Why didn't he stop, at any of the innumerable chances he had to do so?

And why would anybody play slot machines anyway? Particularly the ones that cost $500 a pull? The only less enjoyable way to dispose of $500 is to have it taken from you by knifepoint, and even that provides a good story to tell later on.

As the host of a weekly news quiz, I have marveled at thousands of stories of people indulging appetites that should have gone ignored. In 2004, conservative Congressman Republican Ed Shrock abruptly resigned, after a website posted an audio recording of this upstanding married family man asking for company, in strangely clinical terms, a gay phone sex line. In 2006, it was finally revealed that Representative Mark Foley, a Republican who spent his work hours on sexual exploitation of children, devoted a considerable number of his private time to that subject, as well.

Sinning, of course, is not limited to the halls of power. In Delmont, Pennsylvania, you can drive up to the Climax Gentleman's Club, show your proof of age to an attendant, and then drive forward to a window where you can enjoy a private strip tease, from the comfort of your car, at the rate of $5 a minute. If you're a fan of alcohol, but don't like pesky hangovers, why not try the AWOL (Alcohol Without Liquid) breathable alcohol system, which snoggers you via face mask? Clearly, the better angels of our nature have given up and flown off, saying they needed "to devote more time to their families." Of cherubim.

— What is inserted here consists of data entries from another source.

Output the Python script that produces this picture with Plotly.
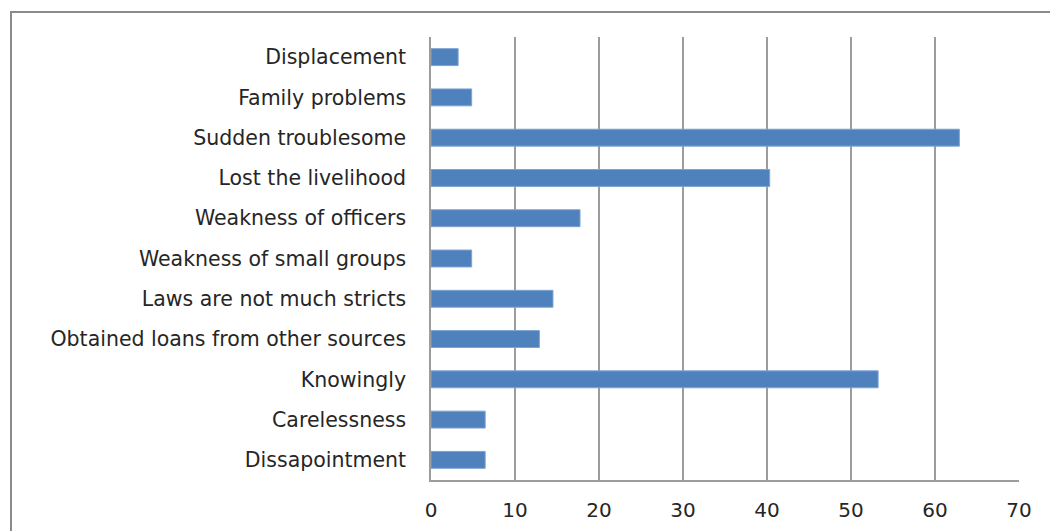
import plotly.graph_objects as go

# Reasons, listed from bottom to top of the chart
reasons = [
    "Dissapointment",
    "Carelessness",
    "Knowingly",
    "Obtained loans from other sources",
    "Laws are not much stricts",
    "Weakness of small groups",
    "Weakness of officers",
    "Lost the livelihood",
    "Sudden troublesome",
    "Family problems",
    "Displacement",
]
percent = [6.45, 6.45, 53.23, 12.90, 14.52, 4.84, 17.74, 40.32, 62.90, 4.84, 3.23]

x_ticks = [0, 10, 20, 30, 40, 50, 60, 70]

W, H = 1050, 531
L, R, T, B = 431, 31, 37, 51
pw, ph = W - L - R, H - T - B

fig = go.Figure(
    go.Bar(
        x=percent,
        y=reasons,
        orientation="h",
        marker=dict(color="#4F81BD", line=dict(color="#7EA3D3", width=1)),
        width=0.42,
        hoverinfo="x+y",
    )
)

font_family = "DejaVu Sans, sans-serif"

fig.update_layout(
    width=W,
    height=H,
    margin=dict(l=L, r=R, t=T, b=B, autoexpand=False),
    paper_bgcolor="white",
    plot_bgcolor="white",
    showlegend=False,
    font=dict(family=font_family, size=20, color="#262626"),
    xaxis=dict(
        range=[0, 70],
        tickvals=x_ticks,
        ticktext=[str(v) for v in x_ticks],
        showgrid=True,
        gridcolor="#9C9C9C",
        gridwidth=1.5,
        zeroline=False,
        showline=True,
        linecolor="#9C9C9C",
        linewidth=1.5,
        ticks="",
        ticklabelstandoff=11,
        tickfont=dict(size=20, color="#262626"),
        automargin=False,
        fixedrange=True,
    ),
    yaxis=dict(
        categoryorder="array",
        categoryarray=reasons,
        range=[-0.5, len(reasons) - 0.5],
        showgrid=False,
        zeroline=False,
        showline=True,
        linecolor="#9C9C9C",
        linewidth=1.5,
        ticks="",
        ticklabelstandoff=19,
        tickfont=dict(size=20.5, color="#262626"),
        automargin=False,
        fixedrange=True,
    ),
    shapes=[
        # outer chart frame, running off the right and bottom edges
        dict(
            type="rect",
            xref="paper",
            yref="paper",
            x0=(11 - L) / pw,
            x1=(W + 20 - L) / pw,
            y0=-(B + 20) / ph,
            y1=1 + (T - 12) / ph,
            line=dict(color="#8A8A8A", width=2),
            fillcolor="rgba(0,0,0,0)",
            layer="below",
        )
    ],
)

fig.write_html("out.html")
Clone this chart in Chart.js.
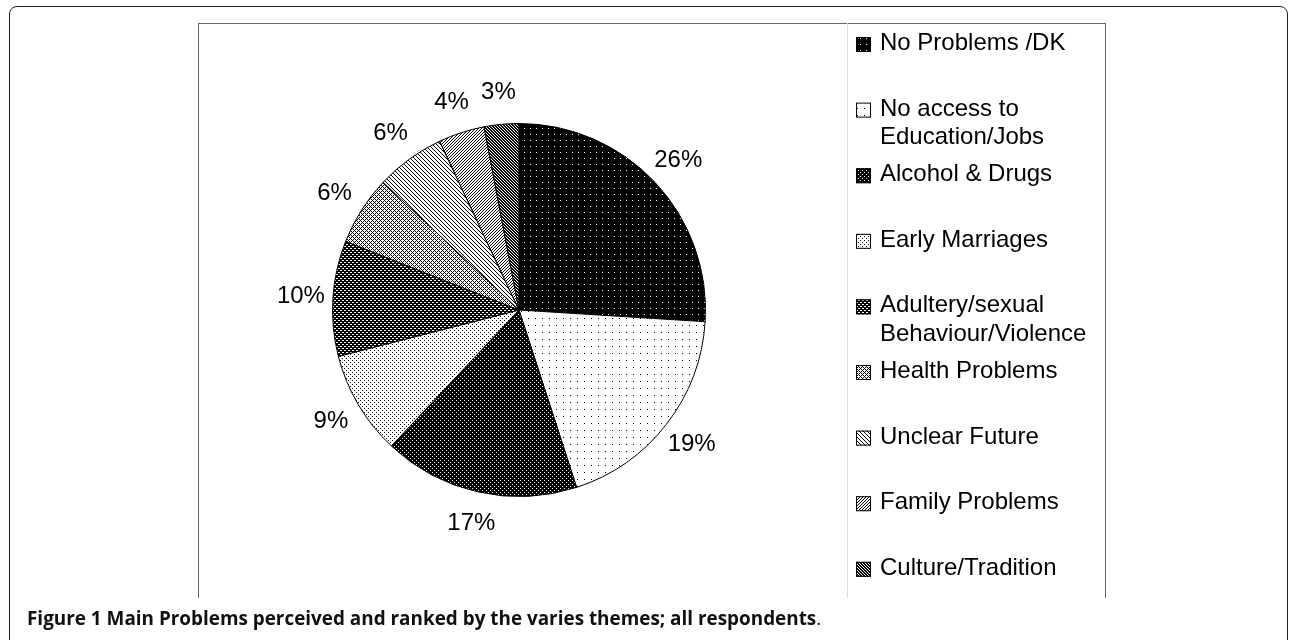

Two hundred and thirty odd years ago, a progressive thinker of the 18th Century Enlightment envisioned a utopia, and in America we have come near to perfecting it on earth. Where ever the Marquis De Sade is now, he must be proud. I imagine him wandering through the Power Exchange, eyeing the copious bowls of condom and lube, the porn playing in continuous loops on monitors and the walls, and saying, "Truly, this is the paradise that I envisioned... But why does everybody look so confused?"